Ibsen’s allegory is heavy going despite the three-ring circus on stage, and whether due to the translation or the playwright’s insistence on everyday language, I found scant literary value. Ambition and scope aren’t enough. Even the fact that Ibsen had accomplished another epic soul journey, Peer Gynt, isn’t enough. But the possibility of the Third Kingdom reflects Ibsen’s idealism while Julian’s crazed collapse mirrors the psychological fatalism that dominates Ibsen’s later work, after the ashes of idealism could no longer be stirred. Certain mystical possibilities, including miracles, are left as open questions, and although the London critics viewed Maximus as Mephistophelean, his bubbling cauldron of portents, ghosts, and oracular visions is more ambiguous than that. From the young Julian’s perspective, genuine experiences of “going into the light” occurred, yet Ibsen was psychologically astute enough to know that paranoid illumination isn’t far from the divine variety.

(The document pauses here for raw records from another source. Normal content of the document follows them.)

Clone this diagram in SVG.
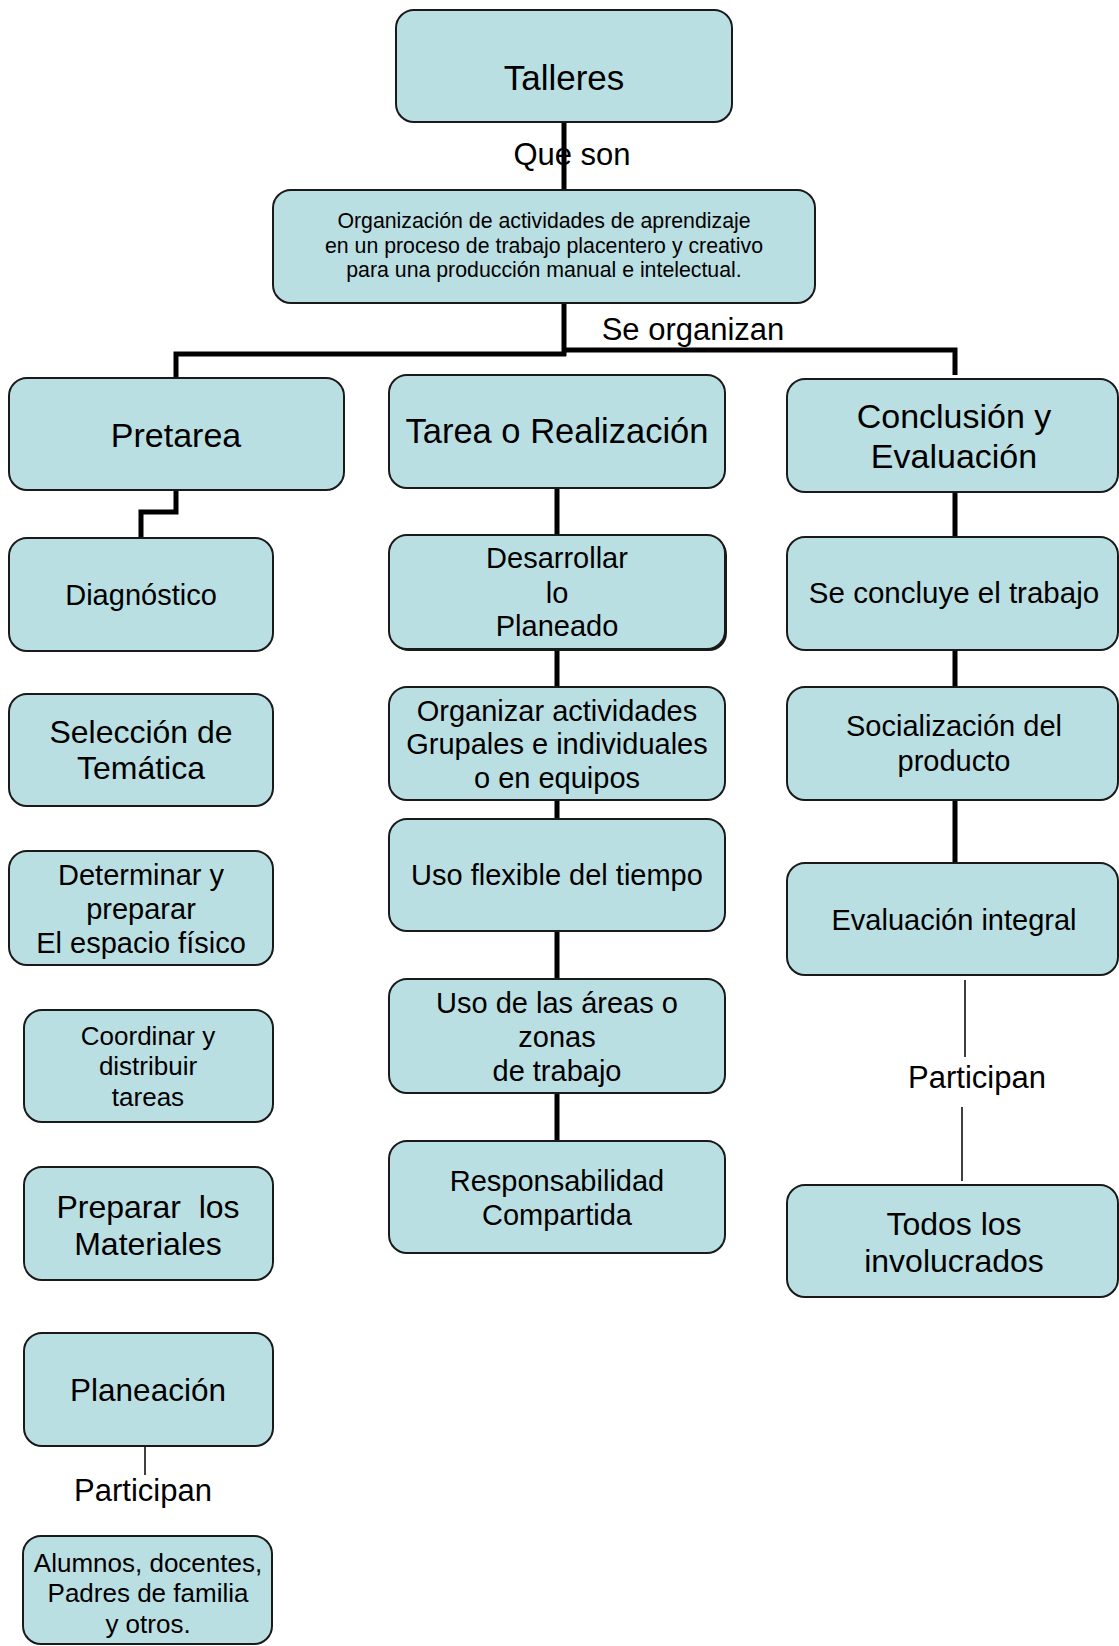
<svg xmlns="http://www.w3.org/2000/svg" width="1119" height="1646" viewBox="0 0 1119 1646">
<style>
.box{fill:#BADFE3;stroke:#1a1a1a;stroke-width:2}
.t{font-family:"Liberation Sans",Arial,sans-serif;fill:#000;text-anchor:middle}
.thick{fill:none;stroke:#000;stroke-width:5}
.thin{fill:none;stroke:#000;stroke-width:1.5}
</style>
<rect width="1119" height="1646" fill="#fff"/>
<g id="connectors">
<path class="thick" d="M564,122V190"/>
<path class="thick" d="M564,303V356"/>
<path class="thick" d="M176,378V354H566"/>
<path class="thick" d="M562,350H955V375"/>
<path class="thick" d="M176,490V512H141V538"/>
<path class="thick" d="M557,488V535M557,649V687M557,800V819M557,931V979M557,1093V1141"/>
<path class="thick" d="M955,492V537M955,650V687M955,800V863"/>
<path class="thin" d="M145,1446V1475"/>
<path class="thin" d="M965,980V1057M962,1107V1181"/>
</g>
<g id="label-que-son"><text class="t" x="572" y="165" font-size="31">Que son</text></g>
<g id="label-se-organizan"><text class="t" x="693" y="340" font-size="31">Se organizan</text></g>
<g id="label-participan-1"><text class="t" x="143" y="1501" font-size="31">Participan</text></g>
<g id="label-participan-2"><text class="t" x="977" y="1088" font-size="31">Participan</text></g>

<g id="talleres"><rect class="box" x="396" y="10" width="336" height="112" rx="18"/>
<text class="t" x="564" y="90" font-size="35">Talleres</text></g>

<g id="organizacion"><rect class="box" x="273" y="190" width="542" height="113" rx="18"/>
<text class="t" font-size="21.3"><tspan x="544" y="228">Organización de actividades de aprendizaje</tspan><tspan x="544" y="253">en un proceso de trabajo placentero y creativo</tspan><tspan x="544" y="277">para una producción manual e intelectual.</tspan></text></g>

<g id="pretarea"><rect class="box" x="9" y="378" width="335" height="112" rx="18"/>
<text class="t" x="176" y="447" font-size="34">Pretarea</text></g>

<g id="tarea"><rect class="box" x="389" y="375" width="336" height="113" rx="18"/>
<text class="t" x="557" y="443" font-size="34.5">Tarea o Realización</text></g>

<g id="conclusion"><rect class="box" x="787" y="379" width="331" height="113" rx="18"/>
<text class="t" font-size="34"><tspan x="954" y="428">Conclusión y</tspan><tspan x="954" y="468">Evaluación</tspan></text></g>

<g id="diagnostico"><rect class="box" x="9" y="538" width="264" height="113" rx="18"/>
<text class="t" x="141" y="605" font-size="29">Diagnóstico</text></g>

<g id="seleccion"><rect class="box" x="9" y="694" width="264" height="112" rx="18"/>
<text class="t" font-size="32"><tspan x="141" y="743">Selección de</tspan><tspan x="141" y="779">Temática</tspan></text></g>

<g id="determinar"><rect class="box" x="9" y="851" width="264" height="114" rx="18"/>
<text class="t" font-size="29"><tspan x="141" y="885">Determinar y</tspan><tspan x="141" y="919">preparar</tspan><tspan x="141" y="953">El espacio físico</tspan></text></g>

<g id="coordinar"><rect class="box" x="24" y="1010" width="249" height="112" rx="18"/>
<text class="t" font-size="26"><tspan x="148" y="1045">Coordinar y</tspan><tspan x="148" y="1075">distribuir</tspan><tspan x="148" y="1106">tareas</tspan></text></g>

<g id="preparar"><rect class="box" x="24" y="1167" width="249" height="113" rx="18"/>
<text class="t" font-size="32" xml:space="preserve"><tspan x="148" y="1218">Preparar  los</tspan><tspan x="148" y="1255">Materiales</tspan></text></g>

<g id="planeacion"><rect class="box" x="24" y="1333" width="249" height="113" rx="18"/>
<text class="t" x="148" y="1401" font-size="31.5">Planeación</text></g>

<g id="alumnos"><rect class="box" x="23" y="1536" width="249" height="108" rx="18"/>
<text class="t" font-size="26"><tspan x="148" y="1572">Alumnos, docentes,</tspan><tspan x="148" y="1602">Padres de familia</tspan><tspan x="148" y="1633">y otros.</tspan></text></g>

<g id="desarrollar"><rect x="391" y="537" width="336" height="114" rx="18" fill="#1a1a1a"/><rect class="box" x="389" y="535" width="336" height="114" rx="18"/>
<text class="t" font-size="29"><tspan x="557" y="568">Desarrollar</tspan><tspan x="557" y="603">lo</tspan><tspan x="557" y="636">Planeado</tspan></text></g>

<g id="organizar"><rect class="box" x="389" y="687" width="336" height="113" rx="18"/>
<text class="t" font-size="29"><tspan x="557" y="721">Organizar actividades</tspan><tspan x="557" y="754">Grupales e individuales</tspan><tspan x="557" y="788">o en equipos</tspan></text></g>

<g id="uso-flexible"><rect class="box" x="389" y="819" width="336" height="112" rx="18"/>
<text class="t" x="557" y="885" font-size="29">Uso flexible del tiempo</text></g>

<g id="uso-areas"><rect class="box" x="389" y="979" width="336" height="114" rx="18"/>
<text class="t" font-size="29"><tspan x="557" y="1013">Uso de las áreas o</tspan><tspan x="557" y="1047">zonas</tspan><tspan x="557" y="1081">de trabajo</tspan></text></g>

<g id="responsabilidad"><rect class="box" x="389" y="1141" width="336" height="112" rx="18"/>
<text class="t" font-size="29"><tspan x="557" y="1191">Responsabilidad</tspan><tspan x="557" y="1225">Compartida</tspan></text></g>

<g id="se-concluye"><rect class="box" x="787" y="537" width="331" height="113" rx="18"/>
<text class="t" x="954" y="603" font-size="29.5">Se concluye el trabajo</text></g>

<g id="socializacion"><rect class="box" x="787" y="687" width="331" height="113" rx="18"/>
<text class="t" font-size="29"><tspan x="954" y="736">Socialización del</tspan><tspan x="954" y="771">producto</tspan></text></g>

<g id="evaluacion"><rect class="box" x="787" y="863" width="331" height="112" rx="18"/>
<text class="t" x="954" y="930" font-size="29">Evaluación integral</text></g>

<g id="todos"><rect class="box" x="787" y="1185" width="331" height="112" rx="18"/>
<text class="t" font-size="32"><tspan x="954" y="1235">Todos los</tspan><tspan x="954" y="1272">involucrados</tspan></text></g>
</svg>
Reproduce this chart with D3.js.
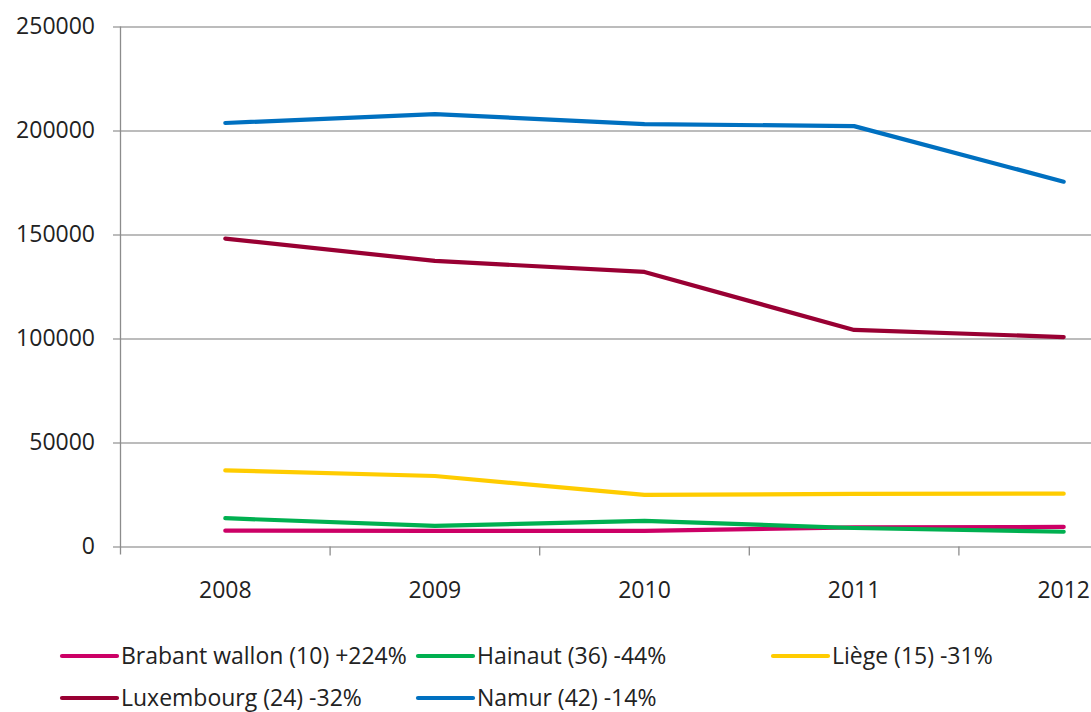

The same critics felt that the play subverts itself by plumping for Christianity at the end. Really? There are a number of martyrs who populate the scene, including one of Julian’s three friends, Peter, who welcomes having his eyes gouged out so that he can more purely see God and not the corrupt world. But the victory of pain and suffering is exactly what Julian accuses Christianity of, and in the scene before his death, he remains as haunted by the elusive Christ as when he began, the only difference being that he is now damned. There is every reason to say that religious fanaticism won. As a post-Darwinian everyman, Julian is immobilized at the crossroads where doubt, reason, faith, and surrender meet. He is as unable to choose as any troubled seeker today. Worse, when Julian makes a leap of faith, it turns out to be suicidal. Pledging to render unto Caesar doesn’t work when you are Caesar himself, the ultimate odd man out.